▶ **Written instruction**:
Reproduce exactly the section that begins at the line containing "Clone this chart in matplotlib." and ends at the line containing "ax.set_ylim(1, 1e4)", both lines included; omit all other lines.

▶ **Stored data**:
•••
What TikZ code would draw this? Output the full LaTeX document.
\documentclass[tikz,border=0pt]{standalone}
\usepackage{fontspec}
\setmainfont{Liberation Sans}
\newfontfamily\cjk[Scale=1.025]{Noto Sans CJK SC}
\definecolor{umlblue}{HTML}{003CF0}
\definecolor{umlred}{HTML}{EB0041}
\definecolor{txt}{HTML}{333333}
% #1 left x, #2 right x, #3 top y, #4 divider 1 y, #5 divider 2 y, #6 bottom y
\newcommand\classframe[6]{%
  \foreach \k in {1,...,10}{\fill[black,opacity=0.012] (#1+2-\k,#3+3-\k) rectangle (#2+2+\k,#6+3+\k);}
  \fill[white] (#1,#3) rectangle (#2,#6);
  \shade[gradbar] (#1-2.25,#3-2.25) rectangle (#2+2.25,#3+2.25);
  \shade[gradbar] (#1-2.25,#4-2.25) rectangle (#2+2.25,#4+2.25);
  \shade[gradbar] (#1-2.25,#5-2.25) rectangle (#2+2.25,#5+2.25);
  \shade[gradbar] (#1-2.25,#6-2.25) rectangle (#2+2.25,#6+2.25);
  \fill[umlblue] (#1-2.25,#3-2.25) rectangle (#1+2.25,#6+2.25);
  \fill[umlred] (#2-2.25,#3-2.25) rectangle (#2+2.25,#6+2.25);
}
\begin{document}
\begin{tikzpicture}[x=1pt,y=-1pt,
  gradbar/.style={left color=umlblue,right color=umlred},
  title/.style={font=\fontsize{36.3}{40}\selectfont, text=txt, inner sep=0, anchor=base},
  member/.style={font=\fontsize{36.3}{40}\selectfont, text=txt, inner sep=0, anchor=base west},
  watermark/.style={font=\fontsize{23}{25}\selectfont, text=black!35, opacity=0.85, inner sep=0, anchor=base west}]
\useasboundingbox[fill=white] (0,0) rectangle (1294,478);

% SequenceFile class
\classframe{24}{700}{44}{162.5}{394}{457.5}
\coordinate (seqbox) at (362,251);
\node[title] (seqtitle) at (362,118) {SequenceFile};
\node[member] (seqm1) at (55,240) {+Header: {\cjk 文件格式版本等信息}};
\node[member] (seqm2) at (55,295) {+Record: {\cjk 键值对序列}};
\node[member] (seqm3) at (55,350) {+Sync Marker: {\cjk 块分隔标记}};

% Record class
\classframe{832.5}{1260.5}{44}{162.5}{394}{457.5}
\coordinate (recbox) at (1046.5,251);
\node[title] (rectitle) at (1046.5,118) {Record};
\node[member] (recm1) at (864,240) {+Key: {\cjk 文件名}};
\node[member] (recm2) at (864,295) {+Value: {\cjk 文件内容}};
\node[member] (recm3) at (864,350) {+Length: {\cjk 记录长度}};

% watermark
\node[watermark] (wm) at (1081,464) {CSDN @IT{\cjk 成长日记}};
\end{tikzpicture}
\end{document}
•••
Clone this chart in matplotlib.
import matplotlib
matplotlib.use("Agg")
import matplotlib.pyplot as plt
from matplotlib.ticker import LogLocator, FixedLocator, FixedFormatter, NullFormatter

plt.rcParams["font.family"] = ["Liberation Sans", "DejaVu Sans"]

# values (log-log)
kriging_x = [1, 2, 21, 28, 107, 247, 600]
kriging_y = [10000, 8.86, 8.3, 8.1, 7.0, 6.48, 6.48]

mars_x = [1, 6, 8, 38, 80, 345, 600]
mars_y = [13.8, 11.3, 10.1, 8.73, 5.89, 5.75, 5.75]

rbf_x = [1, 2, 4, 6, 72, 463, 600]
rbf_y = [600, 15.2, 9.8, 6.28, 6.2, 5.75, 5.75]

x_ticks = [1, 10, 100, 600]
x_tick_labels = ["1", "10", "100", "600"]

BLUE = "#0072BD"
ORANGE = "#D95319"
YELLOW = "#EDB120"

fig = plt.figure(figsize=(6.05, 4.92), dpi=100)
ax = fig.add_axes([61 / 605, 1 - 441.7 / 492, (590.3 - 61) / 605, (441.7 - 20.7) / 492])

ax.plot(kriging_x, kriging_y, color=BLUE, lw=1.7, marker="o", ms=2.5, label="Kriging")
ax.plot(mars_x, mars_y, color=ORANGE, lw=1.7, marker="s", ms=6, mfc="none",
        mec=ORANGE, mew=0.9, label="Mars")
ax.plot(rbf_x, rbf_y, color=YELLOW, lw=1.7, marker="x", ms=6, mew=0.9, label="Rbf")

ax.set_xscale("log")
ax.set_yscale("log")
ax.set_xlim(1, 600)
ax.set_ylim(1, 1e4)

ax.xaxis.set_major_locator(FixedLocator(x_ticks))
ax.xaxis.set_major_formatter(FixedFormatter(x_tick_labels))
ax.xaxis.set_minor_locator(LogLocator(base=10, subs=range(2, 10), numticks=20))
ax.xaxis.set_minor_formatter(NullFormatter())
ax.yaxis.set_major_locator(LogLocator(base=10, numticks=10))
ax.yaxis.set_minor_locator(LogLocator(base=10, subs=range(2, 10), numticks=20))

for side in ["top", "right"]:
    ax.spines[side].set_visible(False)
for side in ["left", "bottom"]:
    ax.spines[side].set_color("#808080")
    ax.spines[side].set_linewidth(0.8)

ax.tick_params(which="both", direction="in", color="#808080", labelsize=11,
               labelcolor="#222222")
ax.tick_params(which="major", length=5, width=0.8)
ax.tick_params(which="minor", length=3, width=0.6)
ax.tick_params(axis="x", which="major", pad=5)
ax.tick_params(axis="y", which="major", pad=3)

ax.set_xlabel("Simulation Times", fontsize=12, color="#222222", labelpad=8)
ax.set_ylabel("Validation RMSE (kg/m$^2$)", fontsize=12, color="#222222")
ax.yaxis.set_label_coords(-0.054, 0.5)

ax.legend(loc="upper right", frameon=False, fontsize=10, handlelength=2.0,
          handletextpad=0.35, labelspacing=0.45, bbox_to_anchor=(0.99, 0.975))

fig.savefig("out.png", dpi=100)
•••
▶ **Final result**:
Clone this chart in matplotlib.
import matplotlib
matplotlib.use("Agg")
import matplotlib.pyplot as plt
from matplotlib.ticker import LogLocator, FixedLocator, FixedFormatter, NullFormatter

plt.rcParams["font.family"] = ["Liberation Sans", "DejaVu Sans"]

# values (log-log)
kriging_x = [1, 2, 21, 28, 107, 247, 600]
kriging_y = [10000, 8.86, 8.3, 8.1, 7.0, 6.48, 6.48]

mars_x = [1, 6, 8, 38, 80, 345, 600]
mars_y = [13.8, 11.3, 10.1, 8.73, 5.89, 5.75, 5.75]

rbf_x = [1, 2, 4, 6, 72, 463, 600]
rbf_y = [600, 15.2, 9.8, 6.28, 6.2, 5.75, 5.75]

x_ticks = [1, 10, 100, 600]
x_tick_labels = ["1", "10", "100", "600"]

BLUE = "#0072BD"
ORANGE = "#D95319"
YELLOW = "#EDB120"

fig = plt.figure(figsize=(6.05, 4.92), dpi=100)
ax = fig.add_axes([61 / 605, 1 - 441.7 / 492, (590.3 - 61) / 605, (441.7 - 20.7) / 492])

ax.plot(kriging_x, kriging_y, color=BLUE, lw=1.7, marker="o", ms=2.5, label="Kriging")
ax.plot(mars_x, mars_y, color=ORANGE, lw=1.7, marker="s", ms=6, mfc="none",
        mec=ORANGE, mew=0.9, label="Mars")
ax.plot(rbf_x, rbf_y, color=YELLOW, lw=1.7, marker="x", ms=6, mew=0.9, label="Rbf")

ax.set_xscale("log")
ax.set_yscale("log")
ax.set_xlim(1, 600)
ax.set_ylim(1, 1e4)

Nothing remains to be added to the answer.